The School of Engineering and School of Art building at the Cooper Union in New York, built in 2009. Photo by Andrew Dies, Flickr, Creative Commons Attribution-NonCommercial-NoDerivs 2.0 Generic.
The School of Engineering and School of Art building at the Cooper Union in New York, built in 2009. Photo by Andrew Dies, Flickr, Creative Commons Attribution-NonCommercial-NoDerivs 2.0 Generic.

Five trustees of the Cooper Union for the Advancement of Science and Art, the embattled New York college, have tendered their resignations in uncommonly bitter terms in an ongoing dispute over the school’s decision to begin to charge tuition after being free since its founding.

The resignees are architect François De Menil, former board chairman and real estate manager Mark Epstein, Vassar College president Catherine Hill, architect Daniel Libeskind, and investment banker Monica Vachner.

“I know that there are some in the Cooper Community that will take my resignation as a false victory of some sort,” Epstein wrote yesterday. He added, “As a donor, I am withdrawing my financial support for the college.”

“This is … extraordinary,” CUNY professor and historian Angus Johnston wrote in a June 9 blog entry, where he called the group resignation a “bloodbath.”

The college has been embroiled in conflict since 2011, when college president Jamshed Bharucha announced that the school was in such disastrous financial condition that it would have to begin charging tuition after granting full scholarships to all students since its founding in 1859. The school began charging tuition to incoming students in fall 2014.

Students and alumni have claimed financial mismanagement, board self-dealing and poor faith on the part of trustees in trying to find alternative models to keep the school afloat. They have sued the school (see Cooper Union Alumni Sue School Over Tuition Scheme), and the Attorney General has launched an investigation (see Scandal Erupts as New York Attorney General Investigates Cooper Union for Shady Financial Dealings).

All the resignees were advocates for charging tuition, and all were supporters of Bharucha, who was hired during Epstein’s tenure as board chairman.

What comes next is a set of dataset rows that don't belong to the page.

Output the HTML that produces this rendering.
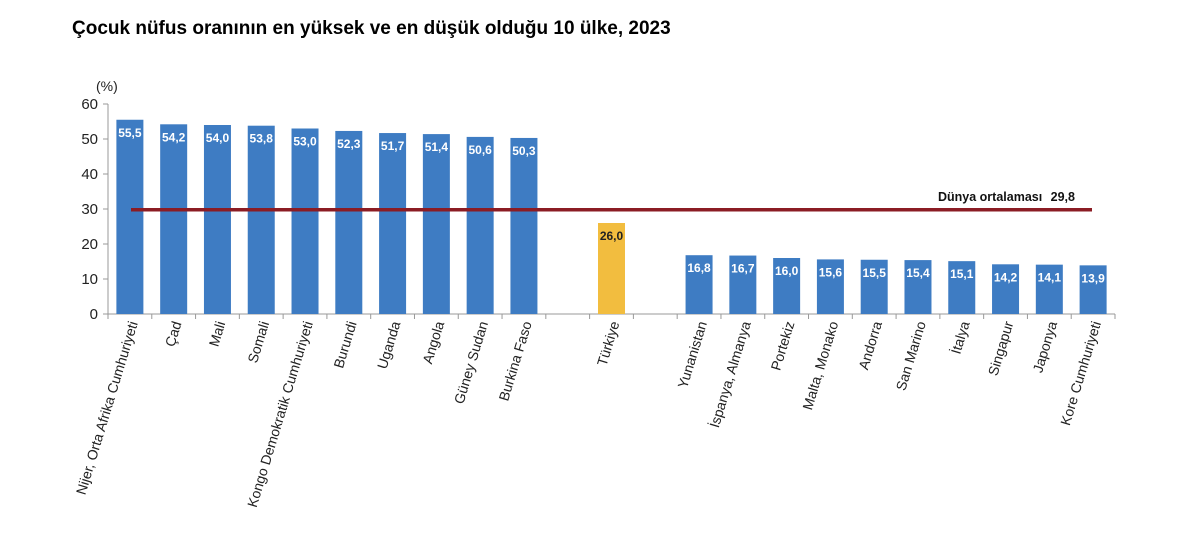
<!DOCTYPE html>
<html><head><meta charset="utf-8"><style>
body{margin:0;background:#fff;width:1200px;height:534px;overflow:hidden;font-family:"Liberation Sans",Arial,sans-serif}
</style></head><body>
<svg width="1200" height="534" xmlns="http://www.w3.org/2000/svg" font-family="Liberation Sans, Arial, sans-serif">
<text x="72" y="34" font-size="19" font-weight="bold" fill="#000">Çocuk nüfus oranının en yüksek ve en düşük olduğu 10 ülke, 2023</text>
<text x="96" y="91" font-size="14" fill="#222">(%)</text>
<g font-size="15" fill="#222" text-anchor="end">
<text x="98" y="109">60</text><text x="98" y="144">50</text><text x="98" y="179">40</text>
<text x="98" y="214">30</text><text x="98" y="249">20</text><text x="98" y="284">10</text><text x="98" y="319">0</text>
</g>
<g stroke="#999" stroke-width="1">
<line x1="108" y1="104" x2="108" y2="314"/>
<line x1="103" y1="104" x2="108" y2="104"/><line x1="103" y1="139" x2="108" y2="139"/><line x1="103" y1="174" x2="108" y2="174"/><line x1="103" y1="209" x2="108" y2="209"/><line x1="103" y1="244" x2="108" y2="244"/><line x1="103" y1="279" x2="108" y2="279"/>
<line x1="103" y1="314" x2="1115" y2="314"/>
</g>
<g id="bars"></g>
<line x1="131" y1="209.7" x2="1092" y2="209.7" stroke="#8b1c24" stroke-width="3.5"/>
<text x="938" y="201" font-size="12.5" font-weight="bold" fill="#111">Dünya ortalaması</text>
<text x="1075" y="201" font-size="12.5" font-weight="bold" fill="#111" text-anchor="end">29,8</text>
</svg>
<script>
const d=[["Nijer, Orta Afrika Cumhuriyeti",55.5],["Çad",54.2],["Mali",54.0],["Somali",53.8],["Kongo Demokratik Cumhuriyeti",53.0],["Burundi",52.3],["Uganda",51.7],["Angola",51.4],["Güney Sudan",50.6],["Burkina Faso",50.3],null,["Türkiye",26.0],null,["Yunanistan",16.8],["İspanya, Almanya",16.7],["Portekiz",16.0],["Malta, Monako",15.6],["Andorra",15.5],["San Marino",15.4],["İtalya",15.1],["Singapur",14.2],["Japonya",14.1],["Kore Cumhuriyeti",13.9]];
const g=document.getElementById('bars');let h='';
const w=1007/23;
for(let i=0;i<=23;i++){const x=108+w*i;h+=`<line x1="${x}" y1="314" x2="${x}" y2="319" stroke="#999"/>`;}
d.forEach((e,i)=>{if(!e)return;const c=108+w*(i+0.5);const y=314-e[1]*3.5;const t=e[0]=="Türkiye";
h+=`<rect x="${c-13.5}" y="${y}" width="27" height="${314-y}" fill="${t?'#f2bd3f':'#3e7cc3'}"/>`;
h+=`<text x="${c}" y="${y+17}" font-size="12" font-weight="bold" text-anchor="middle" fill="${t?'#222':'#fff'}">${e[1].toFixed(1).replace('.',',')}</text>`;
h+=`<text transform="translate(${c+8},323) rotate(-73)" font-size="14" text-anchor="end" fill="#222">${e[0]}</text>`;});
g.innerHTML=h;
</script>
</body></html>
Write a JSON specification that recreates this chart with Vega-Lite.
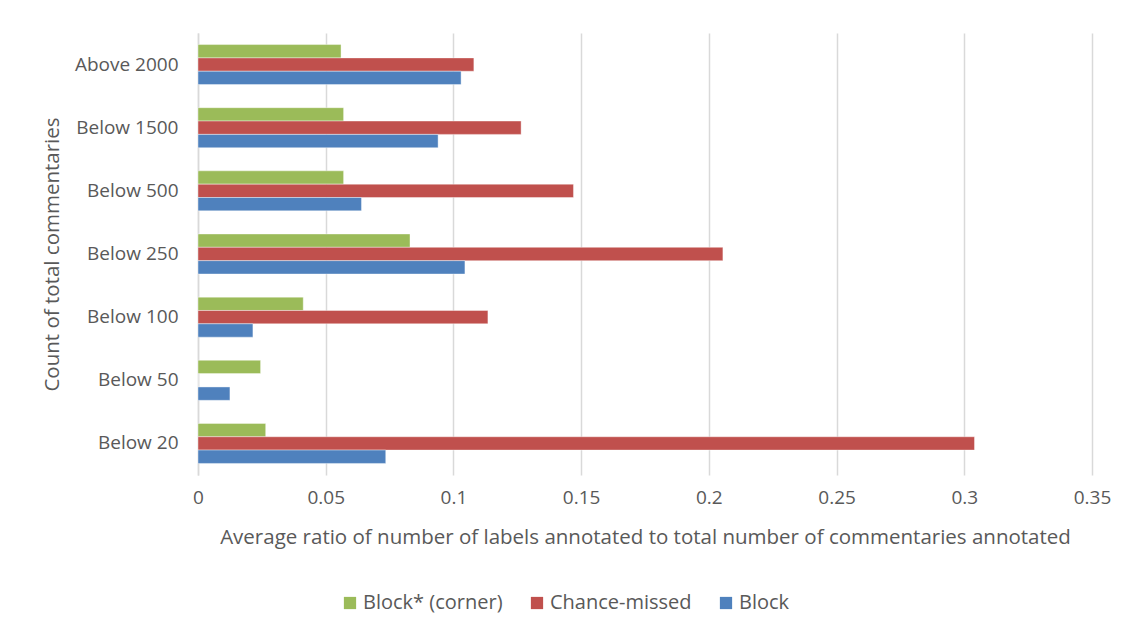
{
  "$schema": "https://vega.github.io/schema/vega-lite/v6.json",
  "autosize": {"type": "none"},
  "padding": {"left": 198, "top": 33, "right": 38, "bottom": 160},
  "width": 894,
  "height": 442,
  "background": "white",
  "config": {
    "font": "Open Sans",
    "view": {"stroke": null},
    "axis": {
      "labelColor": "#595959",
      "titleColor": "#595959",
      "labelFontSize": 19,
      "titleFontSize": 20.5,
      "labelFont": "Open Sans",
      "titleFont": "Open Sans",
      "titleFontWeight": "normal",
      "ticks": false,
      "gridColor": "#D9D9D9",
      "gridWidth": 1.5
    },
    "legend": {
      "labelColor": "#595959",
      "labelFontSize": 20,
      "labelFont": "Open Sans"
    }
  },
  "data": {
    "values": [
      {"group": "Above 2000", "series": "Block* (corner)", "ratio": 0.056},
      {"group": "Above 2000", "series": "Chance-missed", "ratio": 0.108},
      {"group": "Above 2000", "series": "Block", "ratio": 0.103},
      {"group": "Below 1500", "series": "Block* (corner)", "ratio": 0.057},
      {"group": "Below 1500", "series": "Chance-missed", "ratio": 0.1265},
      {"group": "Below 1500", "series": "Block", "ratio": 0.094},
      {"group": "Below 500", "series": "Block* (corner)", "ratio": 0.057},
      {"group": "Below 500", "series": "Chance-missed", "ratio": 0.147},
      {"group": "Below 500", "series": "Block", "ratio": 0.064},
      {"group": "Below 250", "series": "Block* (corner)", "ratio": 0.083},
      {"group": "Below 250", "series": "Chance-missed", "ratio": 0.2055},
      {"group": "Below 250", "series": "Block", "ratio": 0.1045},
      {"group": "Below 100", "series": "Block* (corner)", "ratio": 0.0412},
      {"group": "Below 100", "series": "Chance-missed", "ratio": 0.1135},
      {"group": "Below 100", "series": "Block", "ratio": 0.0215},
      {"group": "Below 50", "series": "Block* (corner)", "ratio": 0.0245},
      {"group": "Below 50", "series": "Chance-missed", "ratio": 0},
      {"group": "Below 50", "series": "Block", "ratio": 0.0125},
      {"group": "Below 20", "series": "Block* (corner)", "ratio": 0.0265},
      {"group": "Below 20", "series": "Chance-missed", "ratio": 0.304},
      {"group": "Below 20", "series": "Block", "ratio": 0.0735}
    ]
  },
  "mark": {"type": "bar", "stroke": "#ffffff", "strokeOpacity": 0.5, "strokeWidth": 0.8},
  "encoding": {
    "y": {
      "field": "group",
      "type": "nominal",
      "sort": ["Above 2000", "Below 1500", "Below 500", "Below 250", "Below 100", "Below 50", "Below 20"],
      "scale": {"paddingInner": 0.366, "paddingOuter": 0.183},
      "axis": {
        "title": "Count of total commentaries",
        "titlePadding": 12,
        "labelPadding": 20,
        "domainColor": "#D9D9D9",
        "domainWidth": 1.5
      }
    },
    "yOffset": {
      "field": "series",
      "type": "nominal",
      "sort": ["Block* (corner)", "Chance-missed", "Block"]
    },
    "x": {
      "field": "ratio",
      "type": "quantitative",
      "scale": {"domain": [0, 0.35], "nice": false},
      "axis": {
        "title": "Average ratio of number of labels annotated to total number of commentaries annotated",
        "values": [0, 0.05, 0.1, 0.15, 0.2, 0.25, 0.3, 0.35],
        "format": "~g",
        "labelFlush": false,
        "labelPadding": 13,
        "titlePadding": 20,
        "domain": false,
        "grid": true
      }
    },
    "color": {
      "field": "series",
      "type": "nominal",
      "sort": ["Block* (corner)", "Chance-missed", "Block"],
      "scale": {
        "domain": ["Block* (corner)", "Chance-missed", "Block"],
        "range": ["#9BBB59", "#C0504D", "#4F81BD"]
      },
      "legend": {
        "title": null,
        "orient": "none",
        "legendX": 142,
        "legendY": 560,
        "direction": "horizontal",
        "symbolType": "square",
        "symbolSize": 150,
        "symbolStrokeWidth": 0,
        "columnPadding": 24,
        "labelOffset": 3
      }
    }
  }
}
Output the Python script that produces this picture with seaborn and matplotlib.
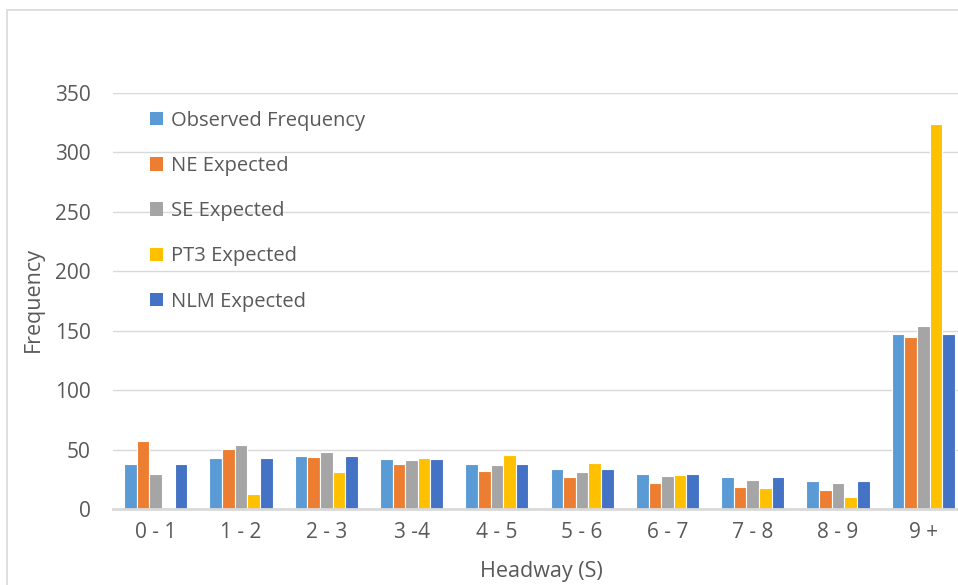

The letters were published yesterday at a blog run by three Cooper Union faculty members ahead of a board meeting scheduled for today. artnet News has been unsuccessful in attempts to reach the signers for confirmation.

Epstein has not been shy about pointing fingers when asked who is to blame for the school’s dire financial straits. “If we have to go to the tuition model I would blame the alumni, 80% of whom do not donate to the school,” Epstein told a meeting of Cooper alumni, students and faculty in 2011. Ironically in view of his withdrawing his own support, he is a Cooper alum.

Libeskind’s letter was equally rancorous.

“As an alumnus of the school who had joined the Board recently, I expected that in this difficult time of change, there would be a meaningful and open discussion—one which would assure Cooper Union’s stability and future,” he wrote. “My experience was far from that.”